A few days before the Disney annual report arrived, AT&T and Discovery filed more details on their planned entertainment merger, to be called Warner Bros. Discovery (WBD is the ticker symbol). Of note, the shared company anticipates some $3 billion in “synergies,” Wall Street-speak for layoffs and job cuts.
Long-time media kingpin John Malone, who’ll be one of Liberty’s six members of the 13-person board of directors, earlier had said those synergies would be between $3 billion and $4 billion.
A big savings number like that is sure to gladden the pocketbook of an old-school corporate roll-up champion like Malone, who perfected the approach while crafting (and then selling) long-ago cable giant TCI (many of whose assets are again part of another Malone-controlled company, Charter Spectrum). But it may not be the best strategy for success once WBD heads out into the world, shorn from the protective bosom of vast AT&T.
Recent books and other reports suggest that AT&T’s crippling debt load held back WarnerMedia programming plans for HBO Max in its first 18 months, to the frustration of CEO Jason Kilar, who wanted considerably more new shows to keep up with Netflix.
CEO-to-be David Zaslav said the combined company will spend $20 billion a year, though that includes legacy operations such as the former Turner networks, CNN and its planned streaming spinoff, sports rights, and more.

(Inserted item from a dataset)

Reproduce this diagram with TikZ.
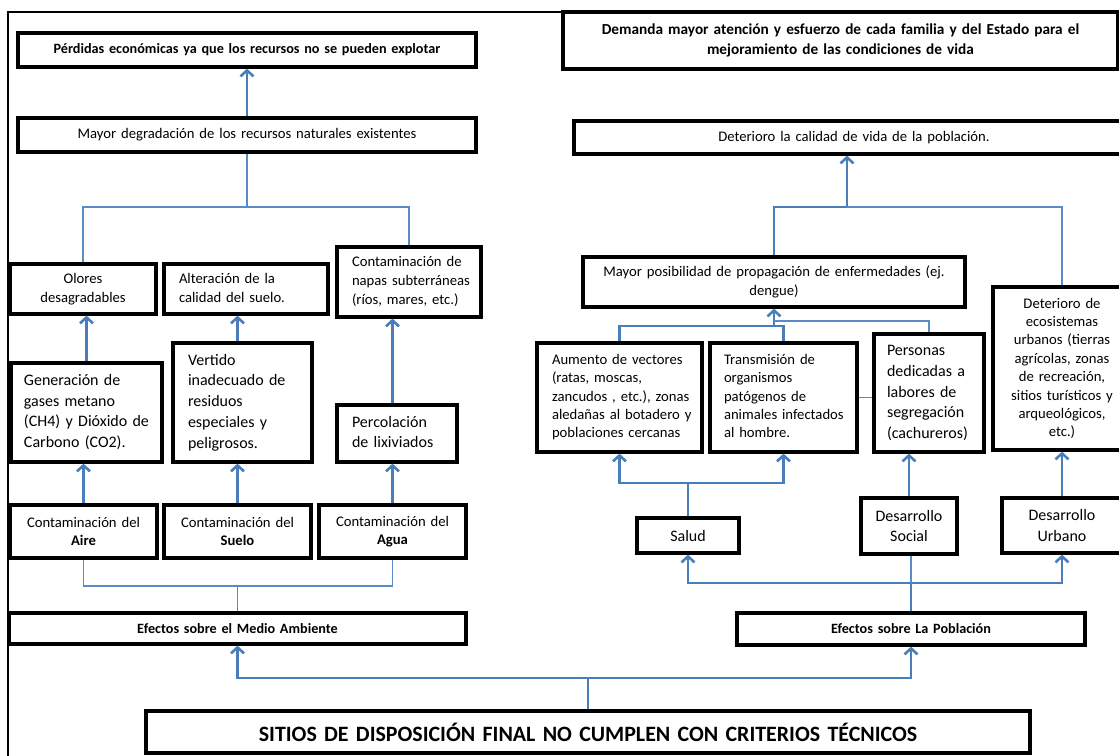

So here’s a thought: instead of banking those $3 billion in savings made from dis-employing people, as Hollywood mergers have long done, how about plowing the money back into the product, to give the new company a better chance to succeed?
Radical idea, I know, but the latest merger will cause another 18 months of dislocation and distraction for Warner’s long-suffering workforce, while Netflix, Amazon and Apple keep cranking out shows and building their subscriber bases, and Disney will do what it does.
This is a new era for media and requires new business models. It’s not just another cable operation with a limited shelf of programming needs. WBD’s old-dog leadership needs to figure out how to build a company to succeed in the media future, not their own storied pasts.